* start Supplied data *
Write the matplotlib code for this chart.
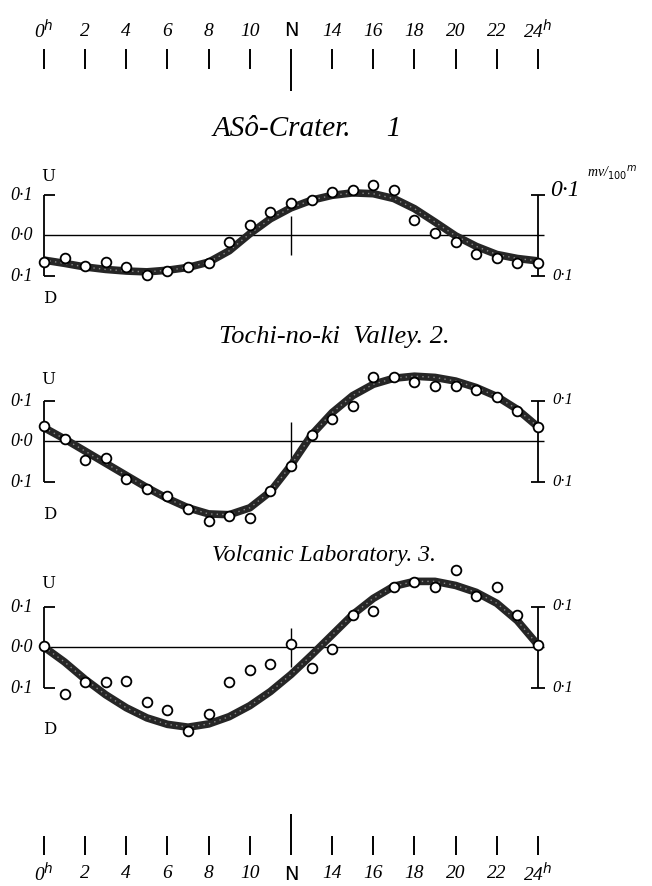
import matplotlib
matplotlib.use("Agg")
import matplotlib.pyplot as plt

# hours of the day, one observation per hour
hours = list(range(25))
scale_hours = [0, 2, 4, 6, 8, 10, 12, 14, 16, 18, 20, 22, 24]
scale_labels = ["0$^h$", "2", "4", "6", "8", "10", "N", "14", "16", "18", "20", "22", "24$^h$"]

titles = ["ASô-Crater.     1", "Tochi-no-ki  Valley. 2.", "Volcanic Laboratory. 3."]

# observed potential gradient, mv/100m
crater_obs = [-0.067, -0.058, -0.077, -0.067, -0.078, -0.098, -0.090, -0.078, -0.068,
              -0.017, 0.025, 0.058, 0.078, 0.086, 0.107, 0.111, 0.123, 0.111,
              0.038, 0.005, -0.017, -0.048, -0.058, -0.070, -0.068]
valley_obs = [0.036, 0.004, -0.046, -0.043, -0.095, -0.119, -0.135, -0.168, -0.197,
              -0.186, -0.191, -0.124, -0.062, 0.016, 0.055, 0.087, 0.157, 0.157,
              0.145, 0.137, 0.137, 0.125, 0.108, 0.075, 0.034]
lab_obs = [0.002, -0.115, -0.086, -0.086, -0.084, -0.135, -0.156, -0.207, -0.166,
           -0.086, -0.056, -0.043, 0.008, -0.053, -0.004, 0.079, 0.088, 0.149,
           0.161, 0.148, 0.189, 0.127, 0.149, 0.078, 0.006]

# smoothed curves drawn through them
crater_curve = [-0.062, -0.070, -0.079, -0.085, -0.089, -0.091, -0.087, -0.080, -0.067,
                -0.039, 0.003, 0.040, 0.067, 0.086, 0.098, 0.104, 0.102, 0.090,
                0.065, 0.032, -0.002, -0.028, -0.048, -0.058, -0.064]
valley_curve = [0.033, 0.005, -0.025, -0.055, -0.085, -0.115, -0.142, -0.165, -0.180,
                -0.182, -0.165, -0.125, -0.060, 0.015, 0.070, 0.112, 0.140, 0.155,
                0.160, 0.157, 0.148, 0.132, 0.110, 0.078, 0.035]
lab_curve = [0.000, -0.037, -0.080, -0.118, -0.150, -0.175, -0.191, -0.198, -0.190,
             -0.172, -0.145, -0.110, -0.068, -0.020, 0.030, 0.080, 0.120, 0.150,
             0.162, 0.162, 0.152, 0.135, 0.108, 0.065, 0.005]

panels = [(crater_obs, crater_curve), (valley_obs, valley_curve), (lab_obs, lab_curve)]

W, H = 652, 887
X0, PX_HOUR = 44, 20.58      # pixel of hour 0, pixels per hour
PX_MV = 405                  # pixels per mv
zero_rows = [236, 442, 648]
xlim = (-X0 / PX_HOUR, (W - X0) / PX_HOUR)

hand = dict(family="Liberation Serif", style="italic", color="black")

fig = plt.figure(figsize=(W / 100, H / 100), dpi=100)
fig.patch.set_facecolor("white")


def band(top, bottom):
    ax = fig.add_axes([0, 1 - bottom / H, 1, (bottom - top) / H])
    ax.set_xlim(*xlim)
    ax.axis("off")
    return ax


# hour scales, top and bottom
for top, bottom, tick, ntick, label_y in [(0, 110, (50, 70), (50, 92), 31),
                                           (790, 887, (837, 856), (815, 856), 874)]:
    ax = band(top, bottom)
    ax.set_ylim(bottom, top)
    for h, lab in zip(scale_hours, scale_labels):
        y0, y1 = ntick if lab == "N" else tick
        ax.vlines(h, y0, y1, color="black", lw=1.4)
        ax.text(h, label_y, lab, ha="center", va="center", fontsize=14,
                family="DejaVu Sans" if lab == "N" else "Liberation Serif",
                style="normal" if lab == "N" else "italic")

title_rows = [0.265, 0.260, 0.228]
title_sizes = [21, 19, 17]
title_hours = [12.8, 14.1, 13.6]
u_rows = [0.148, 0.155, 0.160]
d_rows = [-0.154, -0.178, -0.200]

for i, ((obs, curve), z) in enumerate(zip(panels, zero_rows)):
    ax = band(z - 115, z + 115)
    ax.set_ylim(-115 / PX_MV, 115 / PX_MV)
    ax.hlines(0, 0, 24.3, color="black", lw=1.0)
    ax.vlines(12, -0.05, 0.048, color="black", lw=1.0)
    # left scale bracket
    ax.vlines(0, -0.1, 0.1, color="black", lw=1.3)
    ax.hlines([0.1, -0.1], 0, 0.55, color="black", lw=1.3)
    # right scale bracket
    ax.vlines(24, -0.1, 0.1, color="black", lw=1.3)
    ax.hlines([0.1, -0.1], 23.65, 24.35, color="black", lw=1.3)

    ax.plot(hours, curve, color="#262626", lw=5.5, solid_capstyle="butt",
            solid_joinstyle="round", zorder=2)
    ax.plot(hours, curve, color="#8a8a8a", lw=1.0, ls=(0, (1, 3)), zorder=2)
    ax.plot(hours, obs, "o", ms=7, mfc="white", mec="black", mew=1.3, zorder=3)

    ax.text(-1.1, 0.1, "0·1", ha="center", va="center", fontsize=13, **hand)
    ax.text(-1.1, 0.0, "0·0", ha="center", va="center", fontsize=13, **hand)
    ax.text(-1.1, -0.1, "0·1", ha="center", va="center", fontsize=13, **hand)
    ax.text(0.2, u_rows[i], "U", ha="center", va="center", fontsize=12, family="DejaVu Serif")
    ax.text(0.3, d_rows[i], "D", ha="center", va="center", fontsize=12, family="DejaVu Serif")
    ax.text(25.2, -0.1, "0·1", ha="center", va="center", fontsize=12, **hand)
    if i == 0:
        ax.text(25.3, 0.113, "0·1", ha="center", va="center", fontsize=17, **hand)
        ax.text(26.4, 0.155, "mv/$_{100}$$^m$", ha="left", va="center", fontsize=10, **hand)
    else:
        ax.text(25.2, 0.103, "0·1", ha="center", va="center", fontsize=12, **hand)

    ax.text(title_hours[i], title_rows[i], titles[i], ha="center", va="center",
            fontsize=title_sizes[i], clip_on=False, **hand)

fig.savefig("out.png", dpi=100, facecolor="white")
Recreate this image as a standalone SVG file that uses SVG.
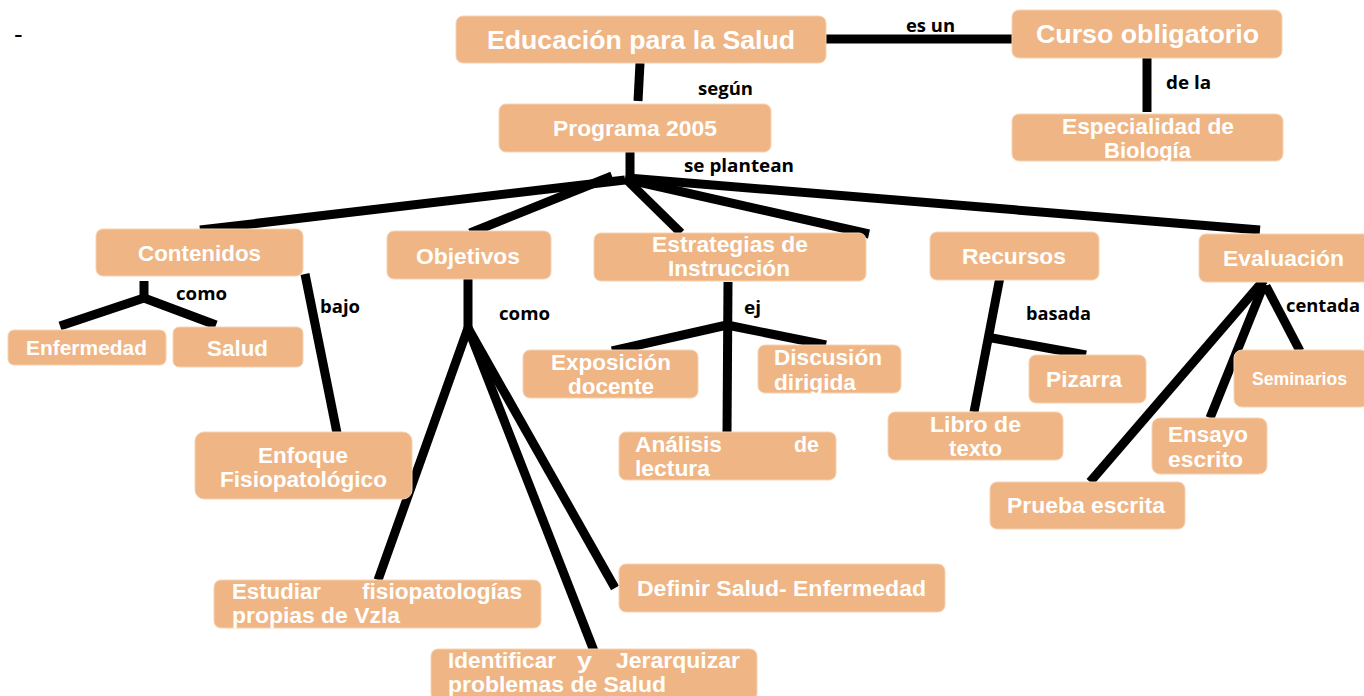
* end Supplied data *
• Direction: Print each record exactly as it stands, leaving the images out.

• Correct answer:
Write the matplotlib code for this chart.
import matplotlib
matplotlib.use("Agg")
import matplotlib.pyplot as plt

# hours of the day, one observation per hour
hours = list(range(25))
scale_hours = [0, 2, 4, 6, 8, 10, 12, 14, 16, 18, 20, 22, 24]
scale_labels = ["0$^h$", "2", "4", "6", "8", "10", "N", "14", "16", "18", "20", "22", "24$^h$"]

titles = ["ASô-Crater.     1", "Tochi-no-ki  Valley. 2.", "Volcanic Laboratory. 3."]

# observed potential gradient, mv/100m
crater_obs = [-0.067, -0.058, -0.077, -0.067, -0.078, -0.098, -0.090, -0.078, -0.068,
              -0.017, 0.025, 0.058, 0.078, 0.086, 0.107, 0.111, 0.123, 0.111,
              0.038, 0.005, -0.017, -0.048, -0.058, -0.070, -0.068]
valley_obs = [0.036, 0.004, -0.046, -0.043, -0.095, -0.119, -0.135, -0.168, -0.197,
              -0.186, -0.191, -0.124, -0.062, 0.016, 0.055, 0.087, 0.157, 0.157,
              0.145, 0.137, 0.137, 0.125, 0.108, 0.075, 0.034]
lab_obs = [0.002, -0.115, -0.086, -0.086, -0.084, -0.135, -0.156, -0.207, -0.166,
           -0.086, -0.056, -0.043, 0.008, -0.053, -0.004, 0.079, 0.088, 0.149,
           0.161, 0.148, 0.189, 0.127, 0.149, 0.078, 0.006]

# smoothed curves drawn through them
crater_curve = [-0.062, -0.070, -0.079, -0.085, -0.089, -0.091, -0.087, -0.080, -0.067,
                -0.039, 0.003, 0.040, 0.067, 0.086, 0.098, 0.104, 0.102, 0.090,
                0.065, 0.032, -0.002, -0.028, -0.048, -0.058, -0.064]
valley_curve = [0.033, 0.005, -0.025, -0.055, -0.085, -0.115, -0.142, -0.165, -0.180,
                -0.182, -0.165, -0.125, -0.060, 0.015, 0.070, 0.112, 0.140, 0.155,
                0.160, 0.157, 0.148, 0.132, 0.110, 0.078, 0.035]
lab_curve = [0.000, -0.037, -0.080, -0.118, -0.150, -0.175, -0.191, -0.198, -0.190,
             -0.172, -0.145, -0.110, -0.068, -0.020, 0.030, 0.080, 0.120, 0.150,
             0.162, 0.162, 0.152, 0.135, 0.108, 0.065, 0.005]

panels = [(crater_obs, crater_curve), (valley_obs, valley_curve), (lab_obs, lab_curve)]

W, H = 652, 887
X0, PX_HOUR = 44, 20.58      # pixel of hour 0, pixels per hour
PX_MV = 405                  # pixels per mv
zero_rows = [236, 442, 648]
xlim = (-X0 / PX_HOUR, (W - X0) / PX_HOUR)

hand = dict(family="Liberation Serif", style="italic", color="black")

fig = plt.figure(figsize=(W / 100, H / 100), dpi=100)
fig.patch.set_facecolor("white")


def band(top, bottom):
    ax = fig.add_axes([0, 1 - bottom / H, 1, (bottom - top) / H])
    ax.set_xlim(*xlim)
    ax.axis("off")
    return ax


# hour scales, top and bottom
for top, bottom, tick, ntick, label_y in [(0, 110, (50, 70), (50, 92), 31),
                                           (790, 887, (837, 856), (815, 856), 874)]:
    ax = band(top, bottom)
    ax.set_ylim(bottom, top)
    for h, lab in zip(scale_hours, scale_labels):
        y0, y1 = ntick if lab == "N" else tick
        ax.vlines(h, y0, y1, color="black", lw=1.4)
        ax.text(h, label_y, lab, ha="center", va="center", fontsize=14,
                family="DejaVu Sans" if lab == "N" else "Liberation Serif",
                style="normal" if lab == "N" else "italic")

title_rows = [0.265, 0.260, 0.228]
title_sizes = [21, 19, 17]
title_hours = [12.8, 14.1, 13.6]
u_rows = [0.148, 0.155, 0.160]
d_rows = [-0.154, -0.178, -0.200]

for i, ((obs, curve), z) in enumerate(zip(panels, zero_rows)):
    ax = band(z - 115, z + 115)
    ax.set_ylim(-115 / PX_MV, 115 / PX_MV)
    ax.hlines(0, 0, 24.3, color="black", lw=1.0)
    ax.vlines(12, -0.05, 0.048, color="black", lw=1.0)
    # left scale bracket
    ax.vlines(0, -0.1, 0.1, color="black", lw=1.3)
    ax.hlines([0.1, -0.1], 0, 0.55, color="black", lw=1.3)
    # right scale bracket
    ax.vlines(24, -0.1, 0.1, color="black", lw=1.3)
    ax.hlines([0.1, -0.1], 23.65, 24.35, color="black", lw=1.3)

    ax.plot(hours, curve, color="#262626", lw=5.5, solid_capstyle="butt",
            solid_joinstyle="round", zorder=2)
    ax.plot(hours, curve, color="#8a8a8a", lw=1.0, ls=(0, (1, 3)), zorder=2)
    ax.plot(hours, obs, "o", ms=7, mfc="white", mec="black", mew=1.3, zorder=3)

    ax.text(-1.1, 0.1, "0·1", ha="center", va="center", fontsize=13, **hand)
    ax.text(-1.1, 0.0, "0·0", ha="center", va="center", fontsize=13, **hand)
    ax.text(-1.1, -0.1, "0·1", ha="center", va="center", fontsize=13, **hand)
    ax.text(0.2, u_rows[i], "U", ha="center", va="center", fontsize=12, family="DejaVu Serif")
    ax.text(0.3, d_rows[i], "D", ha="center", va="center", fontsize=12, family="DejaVu Serif")
    ax.text(25.2, -0.1, "0·1", ha="center", va="center", fontsize=12, **hand)
    if i == 0:
        ax.text(25.3, 0.113, "0·1", ha="center", va="center", fontsize=17, **hand)
        ax.text(26.4, 0.155, "mv/$_{100}$$^m$", ha="left", va="center", fontsize=10, **hand)
    else:
        ax.text(25.2, 0.103, "0·1", ha="center", va="center", fontsize=12, **hand)

    ax.text(title_hours[i], title_rows[i], titles[i], ha="center", va="center",
            fontsize=title_sizes[i], clip_on=False, **hand)

fig.savefig("out.png", dpi=100, facecolor="white")
Recreate this image as a standalone SVG file that uses SVG.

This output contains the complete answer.